Mais quelle absurdité de prétendre que s’il faut aimer qui promet la vie du temps, il ne faut pas aimer davantage qui promet la vie de l’éternité ! L’une et l’autre vie appartiendra donc au même maître, puisque la même voie conduit à l’une et à l’autre. Ce que le Créateur enseigne et promet, le Christ aussi a besoin de l’aimer, ne fût-ce qu’en conformité avec ce principe : Il est plus raisonnable d’attribuer des récompenses supérieures au Dieu qui en a déjà donné de moindres, qu’à celui qui n’a jamais préparé ma foi à de plus grandes rétributions par la garantie de plus petites.

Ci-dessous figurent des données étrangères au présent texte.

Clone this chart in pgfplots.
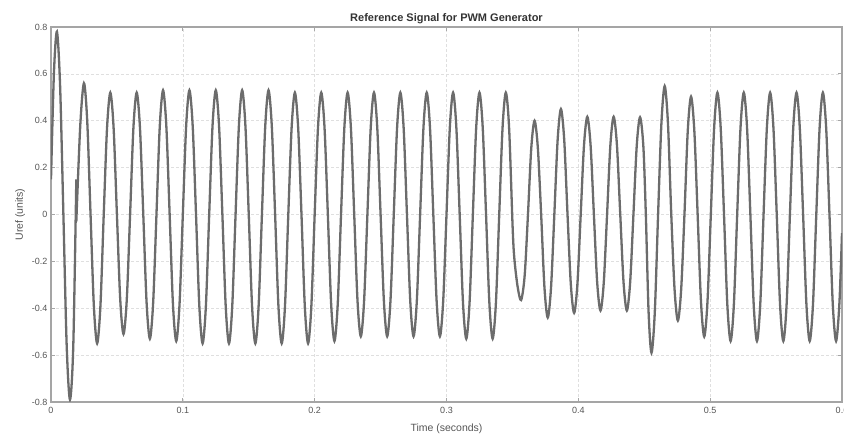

Qu’importe maintenant que les nôtres aient ajouté le mot éternelle ? Il me suffirait que le Christ en question, prédicateur de la vie éternelle et non de celle du temps, lorsqu’il est consulté sur cette dernière qu’il venait détruire, n’eût pas de préférence exhorté l’homme à conquérir la vie de l’éternité qu’il apportait. Je le demande, qu’aurait fait le Christ du Créateur, si celui qui avait formé l’homme pour aimer le Créateur n’eût pas été le Messie du Créateur ? Ce qu’il eût fait ? Il eût défendu d’aimer le Créateur.